Whatever the reason, in that last minute it looked like Rice was the only one who was still trying and that was a bad look.
The shambles belied Arteta’s post-match insistence that “merit-wise, there is no question about who deserves to win the game.” Arsenal should certainly have led at half-time, but it was Liverpool who ultimately proved more resourceful and more ruthless.
“We need a killer,” Ian Wright tweeted towards the end of the first half, with a picture of himself gazing enigmatically into the camera. A joke maybe, but it felt pointed. Out on the pitch, Kai Havertz had just fumbled another chance. For the third match in a row, Arteta had picked a different player in the middle of his front three. Gabriel Jesus had missed big chances against West Ham, Eddie Nketiah performed a disappearing act against Fulham, now it was Havertz’s turn to show what he could do.
He produced the most wretched performance yet, twice wasting great chances by failing to shoot, heading another chance harmlessly wide, failing to control a through-pass in another promising situation. Only Arteta knows why he waited until the 88th minute to take him off.
By full-time, millions of Arsenal fans around the world were screaming for the club to sign a new striker in January. Arteta pleaded with them to choose love not hate: “What I beg from the supporters is that they are behind the team like they have been in difficult moments. Stick behind the ones that we have. They are incredibly good... Stick by them. That’s exactly what they need. Then they feel important and supported. With their attitude, they don’t deserve anything different.”

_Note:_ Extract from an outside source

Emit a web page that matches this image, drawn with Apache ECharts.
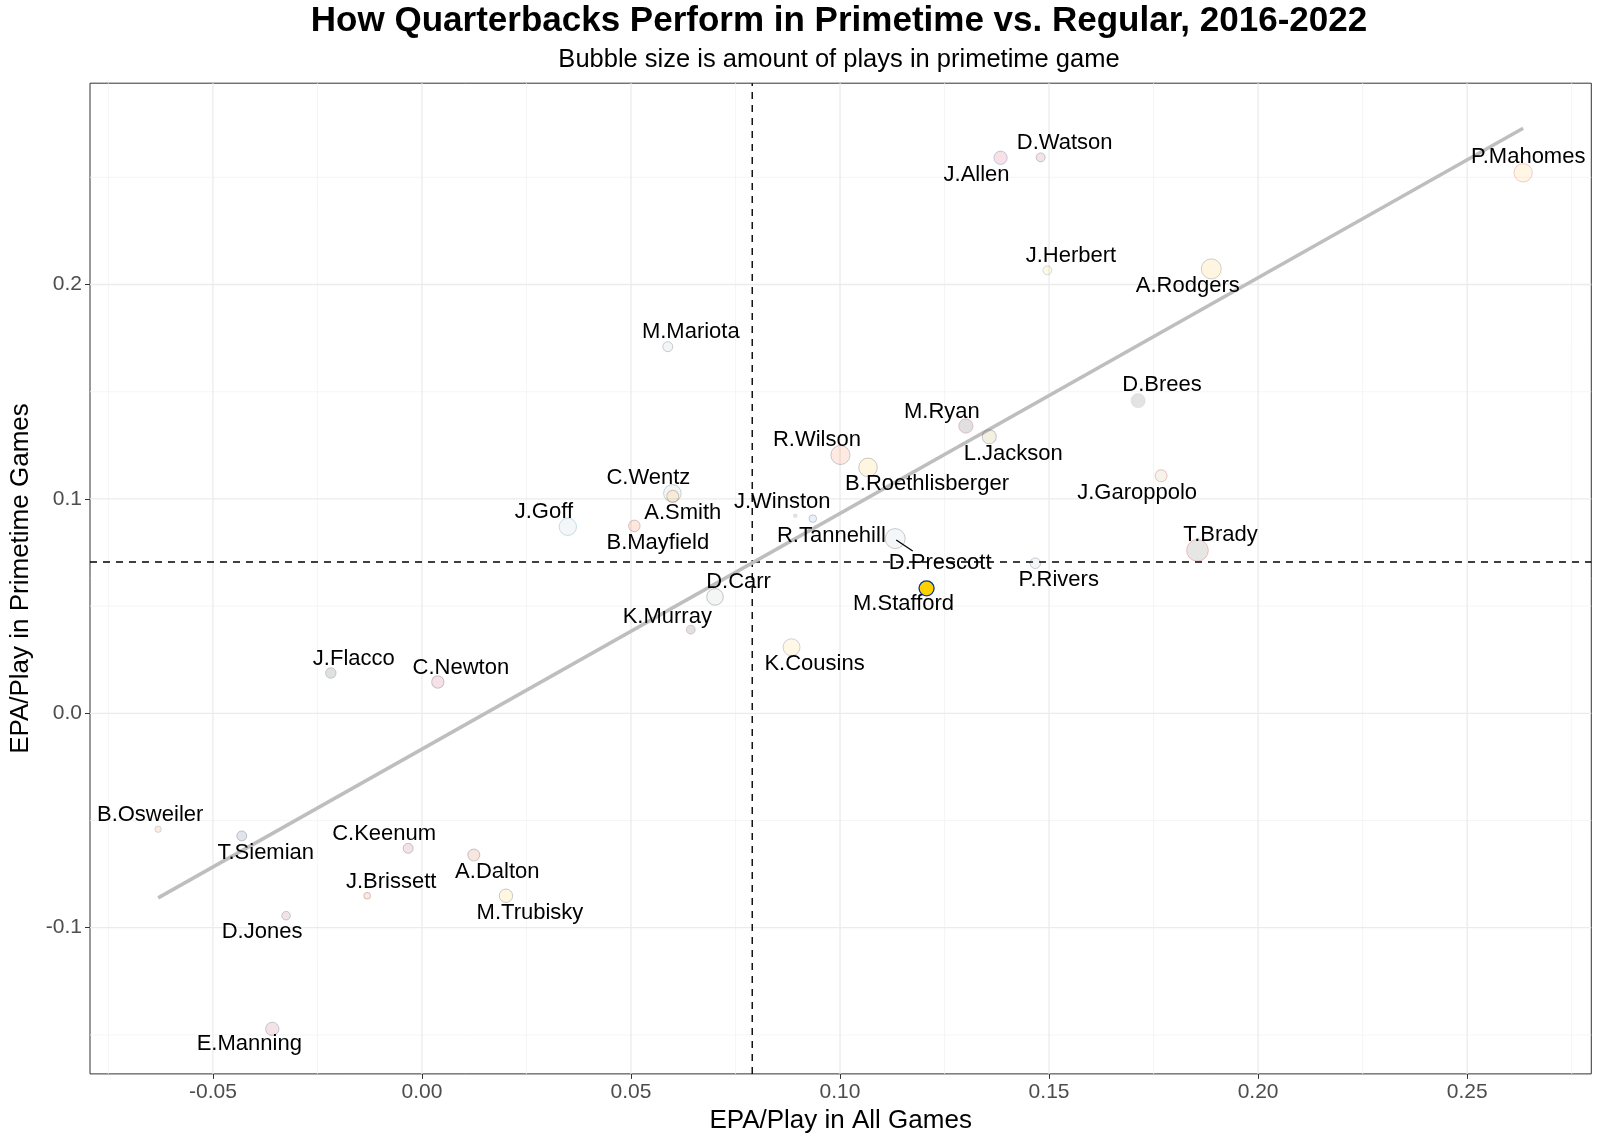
<!DOCTYPE html>
<html><head><meta charset="utf-8">
<script src="https://cdn.jsdelivr.net/npm/echarts@6/dist/echarts.min.js"></script>
<style>html,body{margin:0;padding:0;background:#fff}#c{width:1600px;height:1143px}</style>
</head><body><div id="c"></div>
<script>
// ---------------- data ----------------
const qbNames = ['P.Mahomes','D.Watson','J.Allen','J.Herbert','A.Rodgers','M.Mariota','D.Brees','M.Ryan','L.Jackson','R.Wilson','B.Roethlisberger','J.Garoppolo','C.Wentz','A.Smith','J.Goff','B.Mayfield','J.Winston','R.Tannehill','D.Prescott','D.Carr','K.Murray','M.Stafford','P.Rivers','K.Cousins','T.Brady','J.Flacco','C.Newton','B.Osweiler','T.Siemian','C.Keenum','A.Dalton','J.Brissett','M.Trubisky','D.Jones','E.Manning'];
const epaAll   = [0.2634,0.1480,0.1384,0.1496,0.1888,0.0588,0.1713,0.1301,0.1357,0.1001,0.1067,0.1768,0.0599,0.0600,0.0349,0.0508,0.0893,0.0935,0.1132,0.0701,0.0643,0.1207,0.1467,0.0884,0.1855,-0.0218,0.0038,-0.0631,-0.0431,-0.0033,0.0124,-0.0131,0.0201,-0.0325,-0.0358];
const epaPrime = [0.2521,0.2593,0.2591,0.2066,0.2073,0.1710,0.1458,0.1340,0.1290,0.1205,0.1147,0.1108,0.1026,0.1012,0.0870,0.0874,0.0921,0.0908,0.0815,0.0543,0.0390,0.0583,0.0700,0.0308,0.0760,0.0188,0.0146,-0.0541,-0.0572,-0.0630,-0.0661,-0.0851,-0.0851,-0.0944,-0.1472];
const primePlays = [990,146,440,146,1218,197,513,532,513,1102,1019,327,888,327,863,298,30,90,1218,767,146,591,232,814,1500,232,357,57,197,197,327,61,440,128,440];
const xTicks = [-0.05,0.00,0.05,0.10,0.15,0.20,0.25];
const yTicks = [-0.1,0.0,0.1,0.2];
const xMinorGrid = [-0.075,-0.025,0.025,0.075,0.125,0.175,0.225,0.275];
const yMinorGrid = [-0.15,-0.05,0.05,0.15,0.25];
const meanAll = 0.0790;
const meanPrime = 0.0706;
const fitX = [-0.0631, 0.2634];
const fitY = [-0.0861, 0.2729];

// ---------------- styles / layout ----------------
const FONT = '"Liberation Sans", Arial, Helvetica, sans-serif';
const xMin = -0.0794, xMax = 0.2797, yMin = -0.1682, yMax = 0.2939;
const highlight = 'M.Stafford';
const fillBorder = {
 'P.Mahomes':['#FFB81C','#E31837'],'D.Watson':['#A71930','#03202F'],'J.Allen':['#C60C30','#00338D'],
 'J.Herbert':['#FFC20E','#0080C6'],'A.Rodgers':['#FFB612','#203731'],'M.Mariota':['#A5ACAF','#0C2340'],
 'D.Brees':['#101820','#D3BC8D'],'M.Ryan':['#000000','#A71930'],'L.Jackson':['#9E7C0C','#241773'],
 'R.Wilson':['#FB4F14','#002244'],'B.Roethlisberger':['#FFB612','#101820'],'J.Garoppolo':['#B3995D','#AA0000'],
 'C.Wentz':['#A5ACAF','#004C54'],'A.Smith':['#FFB612','#5A1414'],'J.Goff':['#B0B7BC','#0076B6'],
 'B.Mayfield':['#FF3C00','#311D00'],'J.Winston':['#101820','#D3BC8D'],'R.Tannehill':['#4B92DB','#0C2340'],
 'D.Prescott':['#B0B7BC','#002244'],'D.Carr':['#A5ACAF','#000000'],'K.Murray':['#000000','#97233F'],
 'M.Stafford':['#FFD100','#003594'],'P.Rivers':['#A2AAAD','#002C5F'],'K.Cousins':['#FFC62F','#4F2683'],
 'T.Brady':['#34302B','#D50A0A'],'J.Flacco':['#000000','#125740'],'C.Newton':['#C60C30','#002244'],
 'B.Osweiler':['#FC4C02','#008E97'],'T.Siemian':['#0C2340','#002244'],'C.Keenum':['#A71930','#03202F'],
 'A.Dalton':['#C83803','#0B162A'],'J.Brissett':['#FF3C00','#311D00'],'M.Trubisky':['#FFB612','#101820'],
 'D.Jones':['#A71930','#0B2265'],'E.Manning':['#A71930','#0B2265']
};
// repelled label centre offsets (px) from each bubble
const labelOffset = {
 'P.Mahomes':[5,-16],'D.Watson':[24,-14],'J.Allen':[-24,17],'J.Herbert':[23.5,-14.5],'A.Rodgers':[-23.5,17.5],
 'M.Mariota':[23,-15],'D.Brees':[24,-15.5],'M.Ryan':[-24,-14],'L.Jackson':[24,17],'R.Wilson':[-23.5,-15],
 'B.Roethlisberger':[59,17],'J.Garoppolo':[-24,17],'C.Wentz':[-24,-15],'A.Smith':[10,17],'J.Goff':[-24,-15],
 'B.Mayfield':[23.5,17],'J.Winston':[-13,-14],'R.Tannehill':[18.5,17],'D.Prescott':[45,24],'D.Carr':[23.5,-14.5],
 'K.Murray':[-23.5,-13],'M.Stafford':[-23,16],'P.Rivers':[23.5,16.5],'K.Cousins':[23,16.5],'T.Brady':[23,-15.5],
 'J.Flacco':[23,-14],'C.Newton':[23,-14],'B.Osweiler':[-8,-14],'T.Siemian':[24,17],'C.Keenum':[-24,-14],
 'A.Dalton':[23.5,17],'J.Brissett':[24,-14],'M.Trubisky':[24,17.5],'D.Jones':[-24,16.5],'E.Manning':[-23,15]
};
// leader segment for the repelled label (px from bubble centre)
const segmentFor = 'D.Prescott', segFrom = [1,1.5], segTo = [17.5,12.5];

function rgba(hex, a){const n=parseInt(hex.slice(1),16);return `rgba(${(n>>16)&255},${(n>>8)&255},${n&255},${a})`;}
const pMin = Math.min(...primePlays), pMax = Math.max(...primePlays);
function bubbleSize(p){ const r = 2 + 8.9*Math.sqrt((p-pMin)/(pMax-pMin)); return 2*r; }

const points = qbNames.map((n,i)=>{
  const fb = fillBorder[n];
  const hi = n===highlight;
  return {
    name:n, value:[epaAll[i], epaPrime[i], primePlays[i]],
    itemStyle:{ color: hi?fb[0]:rgba(fb[0],0.12), borderColor: hi?fb[1]:rgba(fb[1],0.22), borderWidth: hi?1.3:1, opacity:1 }
  };
});

function vSeg(v, style, z){ return {type:'line', data:[[v,yMin],[v,yMax]], symbol:'none', silent:true, animation:false, z:z, lineStyle:style}; }
function hSeg(v, style, z){ return {type:'line', data:[[xMin,v],[xMax,v]], symbol:'none', silent:true, animation:false, z:z, lineStyle:style}; }
const major = {color:'#EBEBEB', width:1.3}, minor = {color:'#F2F2F2', width:0.8};
const dashed = {color:'#000', width:1.4, type:[7,6]};

const series = [];
xMinorGrid.forEach(v=>series.push(vSeg(v,minor,1)));
yMinorGrid.forEach(v=>series.push(hSeg(v,minor,1)));
xTicks.forEach(v=>series.push(vSeg(v,major,1)));
yTicks.forEach(v=>series.push(hSeg(v,major,1)));
series.push(vSeg(meanAll,dashed,3));
series.push(hSeg(meanPrime,dashed,3));
series.push({type:'line', data:fitX.map((x,i)=>[x,fitY[i]]), symbol:'none', silent:true, animation:false, z:4,
  lineStyle:{color:'#BEBEBE', width:3.5}});
const scatterIndex = series.length;
series.push({
  type:'scatter', z:5, animation:false, data:points,
  symbolSize:(val)=>bubbleSize(val[2]),
  label:{show:true, position:'inside', formatter:(p)=>p.name, color:'#000', fontSize:22, fontFamily:FONT},
  labelLayout:(params)=>{ const o = labelOffset[qbNames[params.dataIndex]]; return {dx:o[0], dy:o[1]}; },
  emphasis:{disabled:true}
});

const chart = echarts.init(document.getElementById('c'), null, {renderer:'canvas'});
const axisCommon = {splitLine:{show:false}, axisLine:{show:false, onZero:false}};
chart.setOption({
  backgroundColor:'#fff',
  animation:false,
  grid:{left:87.4, right:8.7, top:83.2, bottom:69.1, show:true, borderColor:'#333', borderWidth:1, backgroundColor:'transparent'},
  xAxis:Object.assign({type:'value', min:xMin, max:xMax,
    axisTick:{show:true, customValues:xTicks, length:5, lineStyle:{color:'#333', width:1}},
    axisLabel:{customValues:xTicks, formatter:(v)=>v.toFixed(2), color:'#4D4D4D', fontSize:21, margin:8, fontFamily:FONT},
    name:'EPA/Play in All Games', nameLocation:'middle', nameGap:31,
    nameTextStyle:{fontSize:26, color:'#000', fontFamily:FONT}}, axisCommon),
  yAxis:Object.assign({type:'value', min:yMin, max:yMax,
    axisTick:{show:true, customValues:yTicks, length:5, lineStyle:{color:'#333', width:1}},
    axisLabel:{customValues:yTicks, formatter:(v)=>v.toFixed(1), color:'#4D4D4D', fontSize:21, margin:8, fontFamily:FONT},
    name:'EPA/Play in Primetime Games', nameLocation:'middle', nameGap:56,
    nameTextStyle:{fontSize:26, color:'#000', fontFamily:FONT}}, axisCommon),
  series:series
});

// title, subtitle and the label leader segment
const si = qbNames.indexOf(segmentFor);
const sp = chart.convertToPixel({seriesIndex:scatterIndex}, [epaAll[si], epaPrime[si]]);
chart.setOption({
  graphic:[
    {type:'text', x:839, y:21, style:{text:'How Quarterbacks Perform in Primetime vs. Regular, 2016-2022', fill:'#000',
      font:'bold 35px '+FONT, align:'center', verticalAlign:'middle', textAlign:'center', textVerticalAlign:'middle'}},
    {type:'text', x:839, y:60, style:{text:'Bubble size is amount of plays in primetime game', fill:'#000',
      font:'25.5px '+FONT, align:'center', verticalAlign:'middle', textAlign:'center', textVerticalAlign:'middle'}},
    {type:'line', z:10, shape:{x1:sp[0]+segFrom[0], y1:sp[1]+segFrom[1], x2:sp[0]+segTo[0], y2:sp[1]+segTo[1]},
      style:{stroke:'#000', lineWidth:1.3}}
  ]
});
</script></body></html>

Except it’s hard to imagine how Arsenal fans could support Havertz any more than they already have. They have been willing him to succeed almost desperately, to the extent that they greeted his first goal for the club – from a penalty that had been charitably donated to him by the regular penalty taker Bukayo Saka – with a song mocking the Havertz haters: “Waka waka eh eh, £60 million down the drain, Kai Havertz scores again!”
The decision looks even worse when you consider that Arsenal already had a better midfielder than Havertz on the books
It’s hard to imagine this song has much of a future. The Havertz signing looks like the rock this Arsenal season will perish on. It’s not just because he has played even worse in his first season for Arsenal than he did in his last season at Chelsea. It’s because spending £60 million on him cost them the opportunity to improve the team in some other way. What they needed was a forward who could score more regularly than Gabriel Jesus while contributing more to the overall play than Eddie Nketiah. There was no need to worry about disturbing the “established” front three. Having five quality forwards competing for three positions seems to be working out pretty well for Liverpool.

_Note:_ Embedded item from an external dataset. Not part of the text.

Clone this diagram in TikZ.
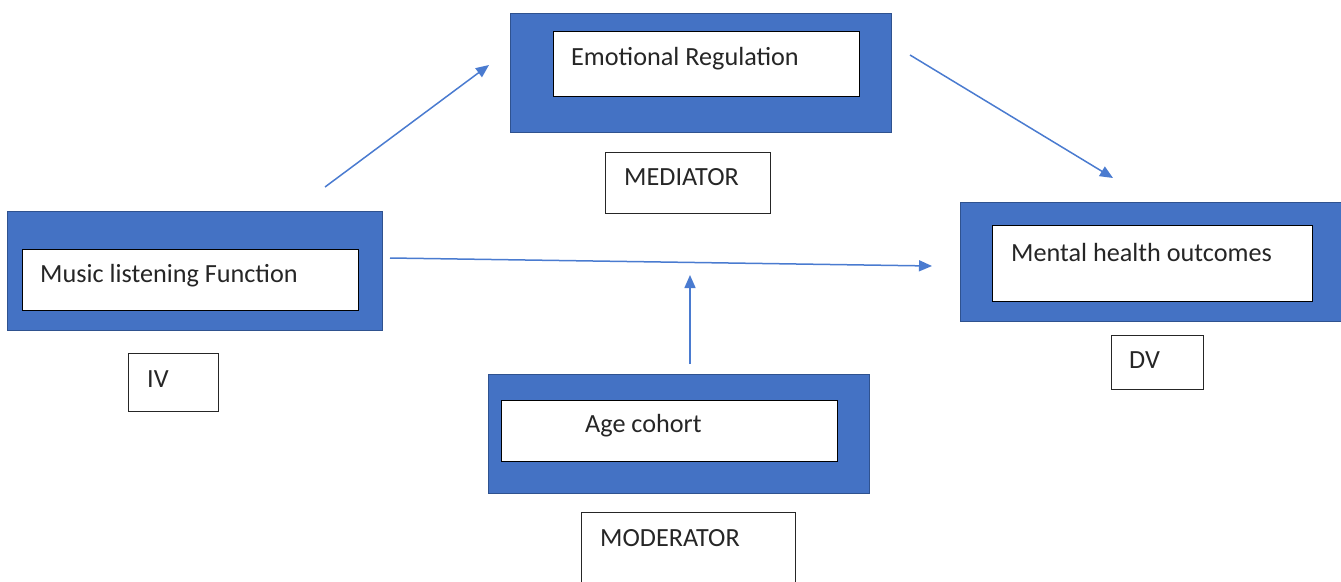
\documentclass[tikz,border=0pt]{standalone}
\usepackage{fontspec}
\setmainfont{Carlito}
\usetikzlibrary{arrows.meta}
\definecolor{fillblue}{HTML}{4472C4}
\definecolor{bordblue}{HTML}{2F528F}
\definecolor{arrowblue}{HTML}{4A7BD0}
\definecolor{txtgray}{HTML}{262626}
\begin{document}
\begin{tikzpicture}[x=1pt,y=-1pt,
  outerbox/.style={draw=bordblue, fill=fillblue, line width=1pt, inner sep=0pt, anchor=north west},
  innerbox/.style={draw=black, fill=white, line width=1.4pt, inner sep=0pt, anchor=north west},
  lblbox/.style={draw=black!85, fill=white, line width=1pt, inner sep=0pt, anchor=north west},
  txt/.style={anchor=base west, inner sep=0pt, text=txtgray, font=\fontsize{26.2}{30}\selectfont},
  conn/.style={draw=arrowblue, line width=1.5pt, -{Triangle[length=13pt,width=11pt]}}]
\useasboundingbox (0,0) rectangle (1341,581);

% Emotional Regulation (mediator)
\node[outerbox, minimum width=381pt, minimum height=119pt] (erOut) at (510,13) {};
\node[innerbox, minimum width=306pt, minimum height=65pt] (er) at (553,31) {};
\node[txt] (erT) at (571,65) {Emotional Regulation};
\node[lblbox, minimum width=165pt, minimum height=61pt] (med) at (605,152) {};
\node[txt] (medT) at (624,185) {MEDIATOR};

% Music listening Function (IV)
\node[outerbox, minimum width=375pt, minimum height=119pt] (ivOut) at (7,211) {};
\node[innerbox, minimum width=336pt, minimum height=61pt] (iv) at (22,249) {};
\node[txt] (ivT) at (40,282) {Music listening Function};
\node[lblbox, minimum width=90pt, minimum height=58pt] (ivL) at (128,353) {};
\node[txt] (ivLT) at (147,387) {IV};

% Mental health outcomes (DV)
\node[outerbox, minimum width=390pt, minimum height=119pt] (dvOut) at (960,202) {};
\node[innerbox, minimum width=320pt, minimum height=76pt] (dv) at (992,225) {};
\node[txt] (dvT) at (1011,261) {Mental health outcomes};
\node[lblbox, minimum width=92pt, minimum height=54pt] (dvL) at (1111,335) {};
\node[txt] (dvLT) at (1129,368) {DV};

% Age cohort (moderator)
\node[outerbox, minimum width=381pt, minimum height=119pt] (agOut) at (488,374) {};
\node[innerbox, minimum width=336pt, minimum height=61pt] (ag) at (501,400) {};
\node[txt] (agT) at (585,432) {Age cohort};
\node[lblbox, minimum width=214pt, minimum height=90pt] (mod) at (581,512) {};
\node[txt] (modT) at (600,546) {MODERATOR};

% connector end points
\coordinate (a1s) at (325,187);
\coordinate (a1e) at (489,65);
\coordinate (a2s) at (910,55);
\coordinate (a2e) at (1113,178);
\coordinate (a3s) at (390,258);
\coordinate (a3e) at (932,266);
\coordinate (a4s) at (690,364);
\coordinate (a4e) at (690,275);

\draw[conn] (a1s) -- (a1e);
\draw[conn] (a2s) -- (a2e);
\draw[conn] (a3s) -- (a3e);
\draw[conn] (a4s) -- (a4e);
\end{tikzpicture}
\end{document}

The decision looks even worse when you consider that Arsenal already had a better midfielder than Havertz on the books. Granit Xhaka endured some miserable times in north London but he had eventually matured into one of the core players of the side. His natural fire and passion tempered at last by a decade of top-level experience, last season saw him produce his best-ever Premier League campaign, with seven goals and seven assists from midfield.
Apparently, underestimating Xhaka’s importance in the overall chemistry, Arsenal sold him in the summer to Bayer Leverkusen for £20 million. Leverkusen are unbeaten in the first half of the season and Xhaka has just been named the best midfielder in the Bundesliga by Kicker magazine. So at least one member of Arsenal’s 2023 challengers still has a great chance of winning the title in 2024.